• Prep Time 30 minutes
  • Cook Time 20 minutes
  • Serving For 4 People
  • Difficulty Normal

Recipe Ingredient

  • (A):
  • 75g boned chicken breast, shredded
  • 45g fresh shiitake mushrooms
  • 4 pieces filament crabsticks, shredded
  • 4 eggs
  • For stock:
  • 400ml water
  • 1/2 tsp sugar
  • 1/4 tsp light soy sauce
  • Pinch of salt
  • 1 tbsp Maggi concentrated chicken stock
  • Pinch of salt and sugar
  • Dash of pepper


  1. Lightly scald shiitake mushrooms in hot water. Remove, drain and cut into slices. Combine chicken meat, mushrooms and crabsticks in a mixing bowl. Add ingredients (A) and toss lightly before marinating for 4-5 minutes.
  2. Arrange a little of each marinated ingredients into the chawanmushi cups and set aside.
  3. Beat the eggs and mix with all the other sauce stock ingredients.
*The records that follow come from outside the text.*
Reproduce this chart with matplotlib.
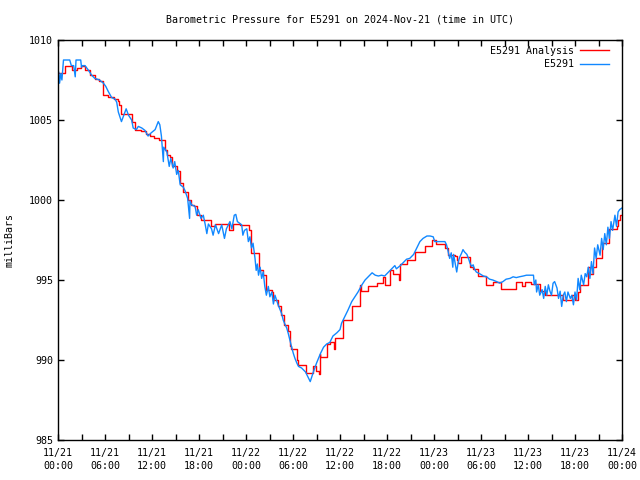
import numpy as np
import matplotlib
matplotlib.use('Agg')
import matplotlib.pyplot as plt

# Observations (blue), hours after 2024-11-21 00:00 UTC
obs_hours = [0.0, 0.1, 0.2, 0.35, 0.5, 0.7, 1.0, 1.5, 1.7, 2.0, 2.2, 2.3, 2.9, 3.0, 3.1, 3.45,
             3.9, 4.3, 4.7, 5.3, 5.8, 6.1, 6.4, 6.85, 7.3, 7.5, 7.7, 8.1, 8.4, 8.7, 9.0, 9.4,
             9.6, 10.0, 10.25, 10.7, 11.1, 11.5, 11.9, 12.4, 12.8, 13.0, 13.2, 13.45, 13.5, 13.9,
             14.2, 14.4, 14.7, 14.9, 15.15, 15.35, 15.6, 16.0, 16.2, 16.55, 16.8, 16.85, 17.05,
             17.5, 17.7, 17.9, 18.25, 18.55, 18.8, 19.0, 19.2, 19.6, 19.8, 20.1, 20.5, 20.9,
             21.25, 21.5, 21.95, 22.2, 22.5, 22.7, 22.9, 23.45, 23.6, 23.8, 24.1, 24.3, 24.5,
             24.7, 24.9, 25.15, 25.3, 25.45, 25.6, 25.8, 26.0, 26.2, 26.4, 26.6, 26.85, 27.05,
             27.3, 27.5, 27.7, 27.9, 28.1, 28.55, 28.75, 29.0, 29.2, 29.4, 29.6, 29.8, 30.05,
             30.25, 30.5, 30.7, 31.1, 31.6, 31.8, 32.2, 32.4, 32.6, 33.0, 33.5, 33.9, 34.3,
             34.7, 35.1, 35.6, 36.0, 36.2, 36.6, 37.0, 37.5, 37.9, 38.3, 38.8, 39.2, 39.6,
             40.1, 40.5, 40.9, 41.3, 41.7, 42.2, 42.6, 43.0, 43.2, 43.7, 44.1, 44.5, 44.9,
             45.4, 45.8, 46.2, 46.6, 47.1, 47.5, 47.9, 48.1, 49.4, 49.6, 49.8, 50.0, 50.2,
             50.4, 50.5, 50.7, 50.9, 51.1, 51.3, 51.5, 51.7, 51.9, 52.2, 52.4, 52.6, 52.8,
             53.0, 53.2, 53.4, 53.8, 54.3, 54.7, 55.1, 55.5, 56.0, 56.4, 56.8, 57.2, 57.7,
             58.1, 58.5, 58.9, 59.4, 59.8, 60.7, 60.8, 61.0, 61.1, 61.3, 61.5, 61.8, 62.0,
             62.2, 62.4, 62.6, 62.8, 63.0, 63.2, 63.4, 63.7, 63.9, 64.1, 64.3, 64.5, 64.7,
             64.9, 65.1, 65.4, 65.6, 65.8, 66.0, 66.2, 66.4, 66.6, 66.8, 67.1, 67.3, 67.5,
             67.7, 67.9, 68.1, 68.3, 68.5, 68.7, 68.9, 69.2, 69.4, 69.6, 69.8, 70.0, 70.2,
             70.4, 70.6, 70.8, 71.1, 71.3, 71.5, 71.7, 72.0]
obs_mb = [1007.4, 1008.0, 1007.3, 1007.9, 1007.5, 1008.75, 1008.75, 1008.75, 1008.4, 1008.4,
          1007.7, 1008.75, 1008.75, 1008.3, 1008.4, 1008.4, 1008.1, 1007.8, 1007.6, 1007.5,
          1007.3, 1007.1, 1006.8, 1006.4, 1006.3, 1006.1, 1005.5, 1004.9, 1005.3, 1005.7,
          1005.3, 1005.0, 1004.5, 1004.4, 1004.6, 1004.5, 1004.35, 1004.0, 1004.2, 1004.4,
          1004.9, 1004.7, 1004.0, 1002.4, 1003.3, 1003.0, 1002.1, 1002.6, 1002.0, 1002.4,
          1001.6, 1001.85, 1000.95, 1000.8, 1000.6, 1000.1, 998.85, 999.95, 999.7, 999.6,
          999.05, 999.4, 998.85, 999.05, 998.45, 997.9, 998.5, 998.2, 997.8, 998.45, 997.9,
          998.45, 997.6, 998.2, 998.65, 998.2, 999.05, 999.1, 998.65, 998.45, 997.8, 998.1,
          998.2, 997.4, 997.7, 997.0, 997.3, 996.35, 995.6, 996.0, 995.3, 995.8, 995.1,
          995.5, 994.6, 994.05, 994.6, 993.95, 994.25, 993.5, 994.05, 993.75, 993.45,
          992.9, 992.5, 992.2, 992.0, 991.65, 991.25, 990.85, 990.4, 990.1, 989.8, 989.6,
          989.5, 989.25, 989.05, 988.65, 988.95, 989.25, 989.8, 990.4, 990.8, 991.0, 991.1,
          991.5, 991.7, 991.9, 992.3, 992.7, 993.1, 993.65, 993.95, 994.25, 994.7, 995.0,
          995.2, 995.45, 995.3, 995.25, 995.3, 995.25, 995.5, 995.7, 995.9, 995.7, 995.9,
          996.1, 996.3, 996.35, 996.6, 997.0, 997.4, 997.6, 997.75, 997.75, 997.7, 997.4,
          997.4, 997.2, 996.8, 996.35, 996.7, 995.8, 996.6, 996.05, 995.5, 996.15, 996.45,
          996.65, 996.9, 996.75, 996.6, 996.35, 996.05, 995.85, 995.95, 995.65, 995.5,
          995.4, 995.25, 995.2, 995.05, 995.0, 994.9, 994.8, 994.9, 995.05, 995.1, 995.2,
          995.15, 995.2, 995.25, 995.3, 995.3, 994.7, 995.0, 994.25, 994.7, 994.05, 994.4,
          993.85, 994.6, 994.05, 994.7, 994.3, 994.05, 994.8, 994.9, 994.5, 993.85, 994.3,
          993.35, 994.05, 994.25, 993.65, 994.25, 993.85, 994.05, 993.45, 994.25, 993.75,
          995.1, 994.4, 995.3, 994.7, 995.4, 995.2, 995.8, 995.1, 996.15, 995.4, 997.0,
          996.35, 997.2, 996.55, 997.6, 996.9, 997.9, 997.2, 998.3, 997.6, 998.65, 998.1,
          999.05, 998.35, 999.25, 999.4, 999.5]

# Analysis (red), stepped
ana_hours = [0.0, 0.9, 1.8, 2.4, 2.9, 3.5, 4.1, 4.7, 5.2, 5.7, 6.4, 7.1, 7.6, 7.8, 8.0, 9.4,
             9.8, 10.6, 11.2, 11.8, 12.3, 12.9, 13.6, 13.9, 14.3, 14.5, 15.2, 15.6, 15.9,
             16.6, 17.0, 17.4, 17.7, 18.3, 19.5, 20.0, 21.8, 22.4, 23.2, 24.4, 24.7, 25.6,
             26.2, 26.6, 27.3, 27.5, 28.1, 28.5, 28.8, 29.4, 29.6, 29.8, 30.5, 30.7, 31.7,
             32.5, 32.9, 33.3, 33.4, 33.5, 34.4, 34.7, 35.2, 35.4, 36.4, 37.5, 38.6, 38.7,
             39.6, 40.7, 41.5, 41.7, 42.4, 42.8, 43.5, 43.7, 44.5, 45.6, 46.8, 47.7, 48.3,
             49.4, 49.8, 50.7, 50.9, 51.1, 51.5, 52.6, 53.0, 53.6, 54.7, 55.5, 56.6, 58.5,
             59.2, 59.6, 60.4, 61.5, 62.2, 64.5, 65.6, 66.0, 66.4, 66.6, 67.7, 67.9, 68.3,
             68.7, 69.4, 70.4, 71.3, 71.5, 71.7, 72.0]
ana_mb = [1007.95, 1008.35, 1008.15, 1008.25, 1008.4, 1008.1, 1007.8, 1007.55, 1007.45,
          1006.55, 1006.45, 1006.3, 1006.2, 1005.95, 1005.4, 1004.9, 1004.35, 1004.3,
          1004.15, 1004.0, 1003.9, 1003.75, 1003.1, 1002.8, 1002.7, 1002.1, 1001.8, 1001.05,
          1000.5, 1000.0, 999.7, 999.6, 999.05, 998.75, 998.35, 998.5, 998.1, 998.5, 998.45,
          998.1, 996.7, 995.6, 995.3, 994.4, 994.25, 993.75, 993.4, 992.8, 992.2, 991.8,
          990.9, 990.7, 990.0, 989.7, 989.2, 989.6, 989.3, 989.1, 990.4, 990.2, 991.0, 991.1,
          990.7, 991.35, 992.5, 993.4, 994.7, 994.3, 994.6, 994.8, 995.2, 994.7, 995.6,
          995.4, 995.0, 996.0, 996.25, 996.75, 997.1, 997.5, 997.25, 997.0, 996.55, 996.5,
          996.25, 996.05, 996.45, 995.8, 995.7, 995.25, 994.7, 994.85, 994.45, 994.9, 994.6,
          994.9, 994.75, 994.3, 994.05, 993.75, 994.05, 993.75, 994.25, 994.7, 995.8, 995.4,
          995.8, 996.35, 997.3, 998.2, 998.4, 998.75, 999.05, 999.05]

tick_hours = np.arange(0, 73, 6)
tick_labels = ['11/21\n00:00', '11/21\n06:00', '11/21\n12:00', '11/21\n18:00',
               '11/22\n00:00', '11/22\n06:00', '11/22\n12:00', '11/22\n18:00',
               '11/23\n00:00', '11/23\n06:00', '11/23\n12:00', '11/23\n18:00',
               '11/24\n00:00']

plt.rcParams['font.family'] = ['DejaVu Sans Mono']

fig = plt.figure(figsize=(6.4, 4.8), dpi=100)
ax = fig.add_axes([58 / 640, 40 / 480, 564 / 640, 400 / 480])

ax.plot(ana_hours, ana_mb, color='#ff0000', lw=1.0, drawstyle='steps-post',
        label='E5291 Analysis')
ax.plot(obs_hours, obs_mb, color='#1188ff', lw=1.0, label='         E5291')

ax.set_xlim(0, 72)
ax.set_ylim(985, 1010)
ax.set_xticks(tick_hours)
ax.set_xticklabels(tick_labels, fontsize=7.2, linespacing=1.35)
ax.set_xticks(np.arange(3, 72, 6), minor=True)
ax.set_yticks(np.arange(985, 1011, 5))
ax.tick_params(axis='y', labelsize=7.2)
ax.tick_params(axis='x', pad=6)
ax.tick_params(which='both', direction='in', top=True, right=True, length=4, width=1)

for s in ax.spines.values():
    s.set_linewidth(1.0)

fig.text(340 / 640, 1 - 20 / 480, 'Barometric Pressure for E5291 on 2024-Nov-21 (time in UTC)',
         ha='center', va='center', fontsize=7.2)
fig.text(10 / 640, 0.5, 'milliBars', rotation=90, ha='center', va='center', fontsize=7.2)

leg = ax.legend(loc='upper right', bbox_to_anchor=(1 - 6 / 564, 1 + 1 / 400),
                frameon=False, markerfirst=False, fontsize=7.2,
                handlelength=2.9, handletextpad=0.6, labelspacing=0.35, borderaxespad=0.3)

fig.savefig('out.png', dpi=100)
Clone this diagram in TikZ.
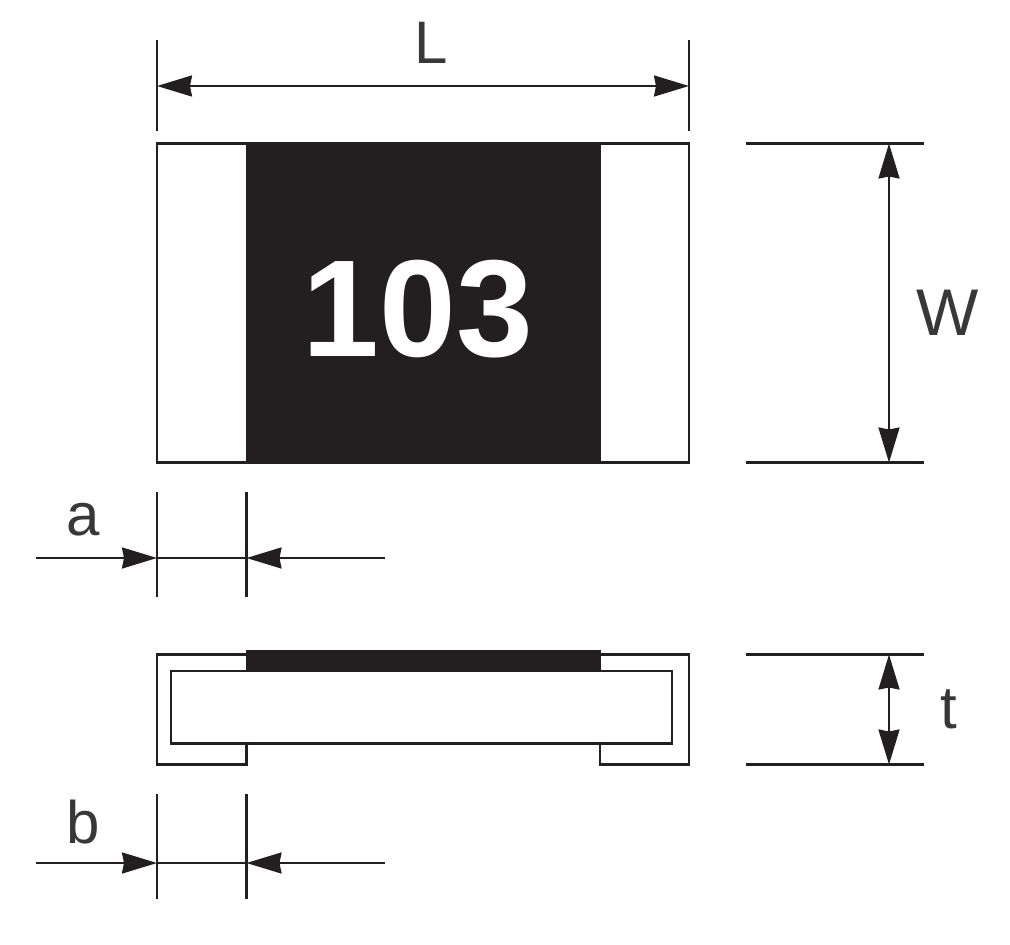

Strain the mixture through a fine wire mesh ladle. Fill up the chawanmushi cups with the custard mixture. Carefully skim off any bubbles on the top of the mixture.
  4. Place cups in a steamer. Cover the chawanmushi cups with microwave plastic wrap. Steam over gently boiling water for about 20 minutes or until the custard sets. Serve hot with a sprinkling of garlic crisps. Makes four cups.